The basic logic behind this idea works like so: the properties of water, the high boiling point and surface tension that help to give it its amazing properties, are not a product of any one water molecule but of the interaction between those molecules. Put differently, the properties of a water molecule are fundamental, while the properties of water overall are emergent. The classical view of space-time is that its properties are fundamental, an intrinsic aspect of space-time as the basic backdrop of existence. The liquid theory of space-time says that its properties are emergent, the product of interaction between units about which we currently know nothing at all.
Now, if this all sounds a bit airy-fairy to be counted as hard science, never fear: while the movement to view space-time as a liquid has existed in some form since the early 1990s, earlier this year we got our first actual data on the subject. A team from the University of Munich has collected high-energy photons incoming from the Crab Nebula, finding none of the energy loss we’d expect if the photons had traveled such a long distance through a fluid. The Crab Nebula photons could only be moving through a fluid space-time if that fluid presented absolutely no resistance to movement. Thus, the researchers conclude that if space-time is a fluid, it must be a superfluid – that is, a fluid like liquid helium, with zero viscosity and a seeming disrespect for principles like gravity and surface tension.
Treating space-time like a fluid may unify physics
The emergence of a classical spacetime from any quantum gravity model is still a subtle and only partially understood issue. If indeed spacetime is arising as some sort of large scale condensate of more fundamental objects, then it is natural to expect that matter, being a collective excitation of the spacetime constituents, will present modified kinematics at sufficiently high energies. We consider here the phenomenology of the dissipative effects necessarily arising in such a picture. Adopting dissipative hydrodynamics as a general framework for the description of the energy exchange between collective excitations and the spacetime fundamental degrees of freedom, we discuss how rates of energy loss for elementary particles can be derived from dispersion relations and used to provide strong constraints on the base of current astrophysical observations of high-energy particles.

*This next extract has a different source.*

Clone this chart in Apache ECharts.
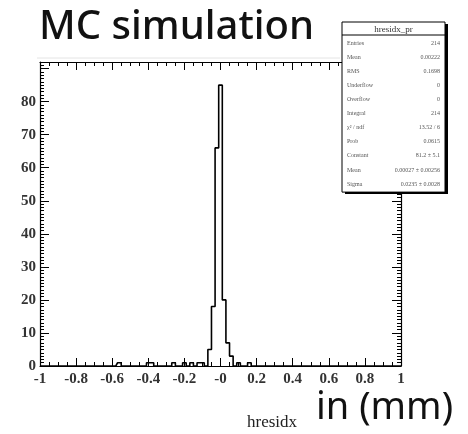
<!DOCTYPE html>
<html>
<head>
<meta charset="utf-8">
<script src="https://cdn.jsdelivr.net/npm/echarts@6/dist/echarts.min.js"></script>
<style>
	html, body { margin: 0; padding: 0; background: #fff; }
	#main { width: 468px; height: 434px; }
</style>
</head>
<body>
<div id="main"></div>
<script>
	// bin width of the histogram (centres sit on even hundredths)
	var BIN_W = 0.02;
	// peak bins: centre -> count
	var peakCenters = [-0.06, -0.04, -0.02, 0.00, 0.02, 0.04, 0.06];
	var peakCounts = [5, 18, 66, 85, 20, 7, 3];
	// isolated single entries in the tails
	var tailCenters = [-0.56, -0.40, -0.38, -0.26, -0.20, -0.16, -0.12, -0.10, 0.10, 0.16];
	var tailCounts = [1, 1, 1, 1, 1, 1, 1, 1, 1, 1];

	// axis ticks
	var xTicks = [-1, -0.8, -0.6, -0.4, -0.2, 0, 0.2, 0.4, 0.6, 0.8, 1];
	var yTicks = [0, 10, 20, 30, 40, 50, 60, 70, 80];

	// stats box
	var statTitle = 'hresidx_pr';
	var statNames = ['Entries', 'Mean', 'RMS', 'Underflow', 'Overflow', 'Integral',
		'\u03c7\u00b2 / ndf', 'Prob', 'Constant', 'Mean', 'Sigma'];
	var statValues = ['214', '0.00222', '0.1698', '0', '0', '214',
		'13.52 / 6', '0.0615', '81.2 \u00b1 5.1', '0.00027 \u00b1 0.00256', '0.0235 \u00b1 0.0028'];

	var myChart = echarts.init(document.getElementById('main'));

	// build histogram, zero where no entry
	function key(v) { return Math.round(v * 100); }
	var lookup = {};
	peakCenters.forEach(function(c, i) { lookup[key(c)] = peakCounts[i]; });
	tailCenters.forEach(function(c, i) { lookup[key(c)] = (lookup[key(c)] || 0) + tailCounts[i]; });
	var histData = [];
	for (var k = -50; k <= 50; k++) {
		var c = k * 2 / 100;
		histData.push([c, lookup[key(c)] || 0]);
	}

	var GL = 40, GT = 62, GR = 67, GB = 68;
	var SERIF = '"Liberation Serif", "DejaVu Serif", serif';

	function xAxisCfg(pos, labels) {
		return {
			type: 'value', position: pos, min: xTicks[0], max: xTicks[xTicks.length - 1], interval: 0.2,
			axisLine: { show: true, onZero: false, lineStyle: { color: '#000', width: 1.2 } },
			axisTick: { show: true, inside: true, length: 8, lineStyle: { color: '#000' } },
			minorTick: { show: true, splitNumber: 4, length: 4, lineStyle: { color: '#000' } },
			splitLine: { show: false },
			axisLabel: {
				show: labels, margin: 6, color: '#333', fontFamily: SERIF, fontSize: 15, fontWeight: 'bold',
				formatter: function(v) { return v === 0 ? '-0' : String(Math.round(v * 10) / 10); }
			}
		};
	}
	function yAxisCfg(pos, labels) {
		return {
			type: 'value', position: pos, min: yTicks[0], max: 92, interval: 10,
			axisLine: { show: true, onZero: false, lineStyle: { color: '#000', width: 1.2 } },
			axisTick: { show: true, inside: true, length: 9, lineStyle: { color: '#000' } },
			minorTick: { show: true, splitNumber: 10, length: 4, lineStyle: { color: '#000' } },
			splitLine: { show: false },
			axisLabel: {
				show: labels, margin: 4, color: '#333', fontFamily: SERIF, fontSize: 15, fontWeight: 'bold',
				formatter: function(v) { return yTicks.indexOf(v) >= 0 ? String(v) : ''; }
			}
		};
	}

	// stats box graphic
	var BX = 342, BY = 22, BW = 103, TH = 13, RH = 14.1;
	var BH = TH + RH * statNames.length + 2;
	var boxEls = [
		{ type: 'rect', shape: { x: BX + 3, y: BY + 2, width: BW, height: BH }, style: { fill: '#000' }, z: 10 },
		{ type: 'rect', shape: { x: BX, y: BY, width: BW, height: BH }, style: { fill: '#fff', stroke: '#000', lineWidth: 1 }, z: 11 },
		{ type: 'line', shape: { x1: BX, y1: BY + TH, x2: BX + BW, y2: BY + TH }, style: { stroke: '#000', lineWidth: 1 }, z: 12 },
		{ type: 'text', x: BX + BW / 2, y: BY + TH / 2 + 1, z: 12,
			style: { text: statTitle, font: '9px ' + SERIF, fill: '#333', align: 'center', verticalAlign: 'middle' } }
	];
	statNames.forEach(function(n, i) {
		var yy = BY + TH + RH * (i + 0.5) + 1;
		boxEls.push({ type: 'text', x: BX + 5, y: yy, z: 12,
			style: { text: n, font: '6px ' + SERIF, fill: '#555', align: 'left', verticalAlign: 'middle' } });
		boxEls.push({ type: 'text', x: BX + BW - 5, y: yy, z: 12,
			style: { text: statValues[i], font: '6px ' + SERIF, fill: '#555', align: 'right', verticalAlign: 'middle' } });
	});

	myChart.setOption({
		animation: false,
		backgroundColor: '#fff',
		grid: { left: GL, top: GT, right: GR, bottom: GB, containLabel: false },
		xAxis: [xAxisCfg('bottom', true), xAxisCfg('top', false)],
		yAxis: [yAxisCfg('left', true), yAxisCfg('right', false)],
		series: [{
			type: 'line', step: 'middle', xAxisIndex: 0, yAxisIndex: 0,
			data: histData, symbol: 'none', clip: true,
			lineStyle: { color: '#000', width: 1.6 }
		}],
		graphic: [
			{ type: 'text', left: 39, top: 8,
				style: { text: 'MC simulation', font: '500 40px "Noto Sans", sans-serif', fill: '#111' } },
			{ type: 'line', shape: { x1: 37, y1: 58, x2: 340, y2: 58 }, style: { stroke: '#e4e4e4', lineWidth: 1 } },
			{ type: 'text', left: 247, top: 414,
				style: { text: 'hresidx', font: '17px ' + SERIF, fill: '#222' } },
			{ type: 'text', left: 316, top: 389,
				style: { text: 'in (mm)', font: '38px "Noto Sans", sans-serif', fill: '#111' } },
			{ type: 'group', children: boxEls }
		]
	});
</script>
</body>
</html>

originally posted by: mbkennel
a reply to: ChaoticOrder
Uh, if you actually read the journal article, it's the other way around. Experimental results have ruled out a significant class of models which try to make space-time emergent from more fundamental entitites, and are consistent with the standard model of space-time being fundamental.
journals.aps.org...
The emergence of a classical spacetime from any quantum gravity model is still a subtle and only partially understood issue. If indeed spacetime is arising as some sort of large scale condensate of more fundamental objects, then it is natural to expect that matter, being a collective excitation of the spacetime constituents, will present modified kinematics at sufficiently high energies. We consider here the phenomenology of the dissipative effects necessarily arising in such a picture. Adopting dissipative hydrodynamics as a general framework for the description of the energy exchange between collective excitations and the spacetime fundamental degrees of freedom, we discuss how rates of energy loss for elementary particles can be derived from dispersion relations and used to provide strong constraints on the base of current astrophysical observations of high-energy particles.
originally posted by: bluemooone2
Could another name for this be the Aether?

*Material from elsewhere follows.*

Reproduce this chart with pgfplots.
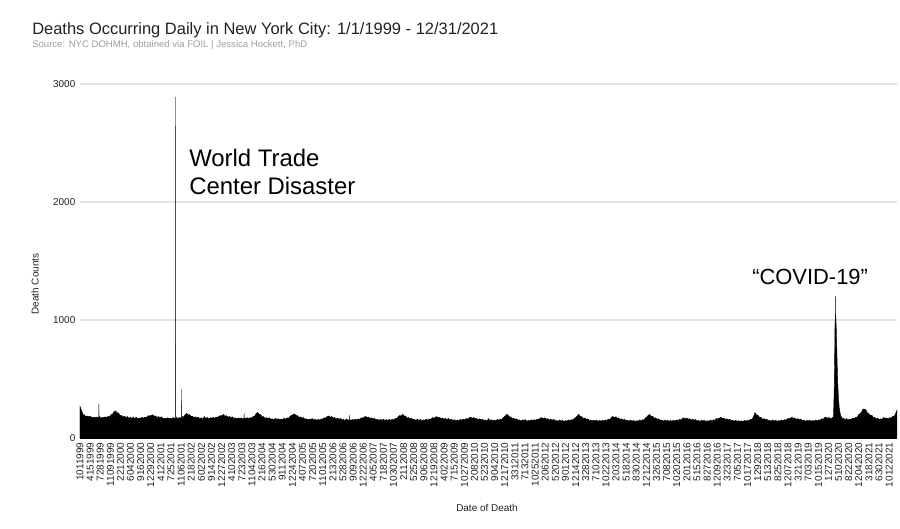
\documentclass[border=0pt]{standalone}
\usepackage{fontspec}
\setmainfont{Liberation Sans}
\usepackage{pgfplots}
\pgfplotsset{compat=1.18}
\definecolor{gridgray}{HTML}{E3E3E3}
\definecolor{subgray}{HTML}{A0A0A0}
\definecolor{txt}{HTML}{222222}
\begin{document}
\begin{tikzpicture}[x=0.75bp,y=0.75bp]
\path[use as bounding box, fill=white] (-80,-91) rectangle (820,438);
\begin{axis}[
  at={(0,0)}, anchor=south west,
  scale only axis, width=612.75bp, height=265.5bp,
  xmin=0, xmax=8401, ymin=0, ymax=3000,
  axis lines*=left,
  y axis line style={draw=none},
  x axis line style={black, line width=0.8pt},
  major tick length=0pt,
  ymajorgrids, grid style={gridgray, line width=0.8pt},
  ytick={0,1000,2000,3000},
  yticklabels={0,1000,2000,3000},
  scaled y ticks=false,
  xtick={0,104,...,8320},
  xticklabels={1011999,4151999,7281999,11091999,2212000,6042000,9162000,12292000,4122001,7252001,11062001,2182002,6022002,9142002,12272002,4102003,7232003,11042003,2162004,5302004,9112004,12242004,4072005,7202005,11012005,2132006,5282006,9092006,12222006,4052007,7182007,10302007,2112008,5252008,9062008,12192008,4022009,7152009,10272009,2082010,5232010,9042010,12172010,3312011,7132011,10252011,2062012,5202012,9012012,12142012,3282013,7102013,10222013,2032014,5182014,8302014,12122014,3262015,7082015,10202015,2012016,5152016,8272016,12092016,3232017,7052017,10172017,1292018,5132018,8252018,12072018,3212019,7032019,10152019,1272020,5102020,8222020,12042020,3182021,6302021,10122021},
  xticklabel style={rotate=90, anchor=east, font=\fontsize{7.5}{8}\selectfont, text=txt},
  yticklabel style={font=\fontsize{7.5}{8}\selectfont, text=txt},
  clip=true,
]
\addplot[fill=black, draw=black, line width=0.3pt] table[x expr={(\thisrow{yr}-1999)*365.25+\thisrow{hf}*15.22}, y=v] {
yr hf v
1999 0 268
1999 1 234
1999 2 199
1999 3 196
1999 4 181
1999 5 186
1999 6 182
1999 7 184
1999 8 175
1999 9 177
1999 10 172
1999 11 178
1999 12 174
1999 12.74 176
1999 12.8 290
1999 12.86 176
1999 13 185
1999 14 168
1999 15 175
1999 16 173
1999 17 179
1999 18 172
1999 19 184
1999 20 182
1999 21 198
1999 22 202
1999 23 223
2000 0 230
2000 1 214
2000 2 212
2000 3 192
2000 4 193
2000 5 177
2000 6 186
2000 7 174
2000 8 182
2000 9 166
2000 10 177
2000 11 163
2000 12 178
2000 13 163
2000 14 176
2000 15 162
2000 16 170
2000 17 167
2000 18 175
2000 19 168
2000 20 178
2000 21 174
2000 22 189
2000 23 187
2001 0 191
2001 1 197
2001 2 185
2001 3 188
2001 4 174
2001 5 182
2001 6 172
2001 7 179
2001 8 166
2001 9 169
2001 10 164
2001 11 171
2001 12 164
2001 13 169
2001 14 161
2001 15 174
2001 16 163
2001 16.62 168
2001 16.66 2890
2001 16.70 170
2001 17 178
2001 18 163
2001 19 173
2001 20 169
2001 20.69 172
2001 20.73 415
2001 20.77 174
2001 21 181
2001 22 178
2001 23 197
2002 0 209
2002 1 196
2002 2 199
2002 3 183
2002 4 186
2002 5 172
2002 6 180
2002 7 170
2002 8 177
2002 9 162
2002 10 172
2002 11 160
2002 12 182
2002 13 164
2002 14 175
2002 15 160
2002 16 172
2002 17 168
2002 18 175
2002 19 167
2002 20 178
2002 21 174
2002 22 187
2002 23 187
2003 0 192
2003 1 199
2003 2 185
2003 3 189
2003 4 175
2003 5 183
2003 6 174
2003 7 179
2003 8 166
2003 9 171
2003 10 161
2003 11 171
2003 12 164
2003 13 170
2003 14 161
2003 14.79 167
2003 14.83 208
2003 14.87 168
2003 15 170
2003 16 166
2003 17 172
2003 18 163
2003 19 173
2003 20 170
2003 21 183
2003 22 185
2003 23 207
2004 0 217
2004 1 201
2004 2 198
2004 3 180
2004 4 181
2004 5 166
2004 6 173
2004 7 164
2004 8 171
2004 9 158
2004 10 163
2004 11 153
2004 12 167
2004 13 159
2004 14 163
2004 15 154
2004 16 161
2004 17 156
2004 18 168
2004 19 159
2004 20 171
2004 21 168
2004 22 185
2004 23 192
2005 0 199
2005 1 204
2005 2 189
2005 3 190
2005 4 174
2005 5 179
2005 6 168
2005 7 173
2005 8 159
2005 9 163
2005 10 153
2005 11 161
2005 12 158
2005 13 165
2005 14 151
2005 15 159
2005 16 149
2005 17 160
2005 18 151
2005 19 162
2005 20 159
2005 21 171
2005 22 169
2005 23 183
2006 0 187
2006 1 176
2006 2 182
2006 3 169
2006 4 174
2006 5 161
2006 6 169
2006 7 159
2006 8 166
2006 9 153
2006 10 158
2006 11 148
2006 12 162
2006 13 150
2006 13.97 156
2006 14.01 192
2006 14.05 157
2006 15 149
2006 16 157
2006 17 152
2006 18 160
2006 19 152
2006 20 162
2006 21 158
2006 22 171
2006 23 169
2007 0 176
2007 1 184
2007 2 173
2007 3 178
2007 4 164
2007 5 171
2007 6 161
2007 7 167
2007 8 154
2007 9 159
2007 10 149
2007 11 158
2007 12 151
2007 13 158
2007 14 149
2007 15 156
2007 16 148
2007 17 160
2007 18 148
2007 19 159
2007 20 154
2007 21 167
2007 22 165
2007 23 181
2008 0 191
2008 1 185
2008 2 202
2008 3 187
2008 4 186
2008 5 169
2008 6 173
2008 7 162
2008 8 168
2008 9 154
2008 10 159
2008 11 148
2008 12 161
2008 13 148
2008 14 159
2008 15 145
2008 16 154
2008 17 150
2008 18 160
2008 19 151
2008 20 161
2008 21 157
2008 22 172
2008 23 169
2009 0 174
2009 1 182
2009 2 171
2009 3 175
2009 4 162
2009 5 170
2009 6 160
2009 7 167
2009 8 154
2009 9 166
2009 10 153
2009 11 160
2009 12 148
2009 13 155
2009 14 145
2009 15 153
2009 16 147
2009 17 158
2009 18 150
2009 19 160
2009 20 154
2009 21 165
2009 22 161
2009 23 173
2010 0 177
2010 1 166
2010 2 174
2010 3 163
2010 4 167
2010 5 154
2010 6 163
2010 7 153
2010 8 160
2010 9 147
2010 10 153
2010 11 143
2010 12 164
2010 13 148
2010 14 155
2010 15 143
2010 16 152
2010 17 147
2010 18 158
2010 19 150
2010 20 160
2010 21 156
2010 22 173
2010 23 182
2011 0 198
2011 1 198
2011 2 179
2011 3 180
2011 4 164
2011 5 169
2011 6 158
2011 7 163
2011 8 149
2011 9 154
2011 10 144
2011 11 153
2011 12 151
2011 13 155
2011 14 142
2011 15 150
2011 16 144
2011 17 155
2011 18 146
2011 19 156
2011 20 150
2011 21 161
2011 22 157
2011 23 168
2012 0 173
2012 1 163
2012 2 171
2012 3 160
2012 4 164
2012 5 151
2012 6 160
2012 7 151
2012 8 158
2012 9 145
2012 10 150
2012 11 140
2012 12 154
2012 13 142
2012 14 152
2012 15 139
2012 16 148
2012 17 143
2012 18 154
2012 19 145
2012 20 156
2012 21 152
2012 22 168
2012 23 172
2013 0 188
2013 1 201
2013 2 183
2013 3 182
2013 4 164
2013 5 170
2013 6 158
2013 7 163
2013 8 149
2013 9 153
2013 10 143
2013 11 152
2013 12 146
2013 13 152
2013 14 140
2013 15 149
2013 16 141
2013 17 152
2013 18 142
2013 19 153
2013 20 148
2013 21 160
2013 22 157
2013 23 173
2014 0 183
2014 1 172
2014 2 180
2014 3 167
2014 4 170
2014 5 156
2014 6 163
2014 7 153
2014 8 159
2014 9 146
2014 10 151
2014 11 141
2014 12 153
2014 13 141
2014 14 151
2014 15 138
2014 16 147
2014 17 142
2014 18 153
2014 19 144
2014 20 155
2014 21 152
2014 22 170
2014 23 179
2015 0 194
2015 1 199
2015 2 183
2015 3 184
2015 4 168
2015 5 171
2015 6 158
2015 7 163
2015 8 149
2015 9 153
2015 10 143
2015 11 152
2015 12 144
2015 13 151
2015 14 141
2015 15 149
2015 16 141
2015 17 152
2015 18 143
2015 19 153
2015 20 147
2015 21 158
2015 22 153
2015 23 165
2016 0 171
2016 1 161
2016 2 170
2016 3 159
2016 4 164
2016 5 151
2016 6 159
2016 7 150
2016 8 157
2016 9 144
2016 10 149
2016 11 139
2016 12 152
2016 13 144
2016 14 150
2016 15 138
2016 16 147
2016 17 142
2016 18 153
2016 19 144
2016 20 155
2016 21 151
2016 22 165
2016 23 162
2017 0 168
2017 1 176
2017 2 165
2017 3 169
2017 4 156
2017 5 163
2017 6 153
2017 7 159
2017 8 146
2017 9 151
2017 10 141
2017 11 150
2017 12 141
2017 13 148
2017 14 138
2017 15 146
2017 16 139
2017 17 150
2017 18 141
2017 19 151
2017 20 147
2017 21 159
2017 22 157
2017 23 179
2018 0 215
2018 1 196
2018 2 194
2018 3 177
2018 4 176
2018 5 159
2018 6 165
2018 7 154
2018 8 160
2018 9 146
2018 10 151
2018 11 141
2018 12 154
2018 13 142
2018 14 152
2018 15 139
2018 16 148
2018 17 143
2018 18 154
2018 19 145
2018 20 155
2018 21 151
2018 22 165
2018 23 163
2019 0 168
2019 1 176
2019 2 165
2019 3 170
2019 4 157
2019 5 165
2019 6 155
2019 7 161
2019 8 147
2019 9 152
2019 10 142
2019 11 151
2019 12 144
2019 13 151
2019 14 141
2019 15 149
2019 16 142
2019 17 153
2019 18 144
2019 19 154
2019 20 150
2019 21 162
2019 22 159
2019 23 172
2020 0 177
2020 1 166
2020 2 174
2020 3 163
2020 4 168
2020 5 178
2020 5.25 250
2020 5.6 420
2020 5.9 700
2020 6.1 950
2020 6.3 1020
2020 6.45 1050
2020 6.5 1200
2020 6.55 1040
2020 6.75 1000
2020 7 920
2020 7.25 800
2020 7.6 620
2020 8 460
2020 8.45 340
2020 9 255
2020 9.6 210
2020 10 190
2020 11 165
2020 12 168
2020 13 154
2020 14 165
2020 15 152
2020 16 161
2020 17 157
2020 18 169
2020 19 162
2020 20 175
2020 21 174
2020 22 197
2020 23 207
2021 0 218
2021 1 246
2021 2 245
2021 3 240
2021 4 212
2021 5 207
2021 6 190
2021 7 193
2021 8 174
2021 9 175
2021 10 161
2021 11 168
2021 12 156
2021 13 163
2021 14 159
2021 15 174
2021 16 165
2021 17 170
2021 18 161
2021 19 172
2021 20 168
2021 21 183
2021 22 183
2021 23 205
2021 23.95 235
} \closedcycle;
\end{axis}
% titles and labels (coordinates in reference pixels relative to axis origin)
\node[anchor=base west, inner sep=0pt, text=txt, font=\fontsize{12.4}{14}\selectfont] at (-48,403) {Deaths Occurring Daily in New York City: 1/1/1999 - 12/31/2021};
\node[anchor=base west, inner sep=0pt, text=subgray, font=\fontsize{7.2}{9}\selectfont] at (-48,390) {Source: NYC DOHMH, obtained via FOIL | Jessica Hockett, PhD};
\node[rotate=90, inner sep=0pt, text=txt, font=\fontsize{7.5}{9}\selectfont] at (-45,154) {Death Counts};
\node[inner sep=0pt, text=txt, font=\fontsize{7.5}{9}\selectfont] at (407,-70) {Date of Death};
\node[anchor=base west, inner sep=0pt, text=black, font=\fontsize{18}{21}\selectfont] at (109,271) {World Trade};
\node[anchor=base west, inner sep=0pt, text=black, font=\fontsize{18}{21}\selectfont] at (109,243) {Center Disaster};
\node[anchor=base west, inner sep=0pt, text=black, font=\fontsize{16.5}{20}\selectfont] at (672,153) {“COVID-19”};
\end{tikzpicture}
\end{document}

In a groundbreaking experiment, the Paris researchers used the droplet setup to demonstrate single- and double-slit interference. They discovered that when a droplet bounces toward a pair of openings in a damlike barrier, it passes through only one slit or the other, while the pilot wave passes through both. Repeated trials show that the overlapping wavefronts of the pilot wave steer the droplets to certain places and never to locations in between — an apparent replication of the interference pattern in the quantum double-slit experiment that Feynman described as “impossible … to explain in any classical way.” And just as measuring the trajectories of particles seems to “collapse” their simultaneous realities, disturbing the pilot wave in the bouncing-droplet experiment destroys the interference pattern.
originally posted by: NorEaster
I was pretty surprised when I didn't find any thread here about this paper.
originally posted by: Thorneblood
Cool, let's put a crazy straw in it and blow bubbles. Trip on that thought Science!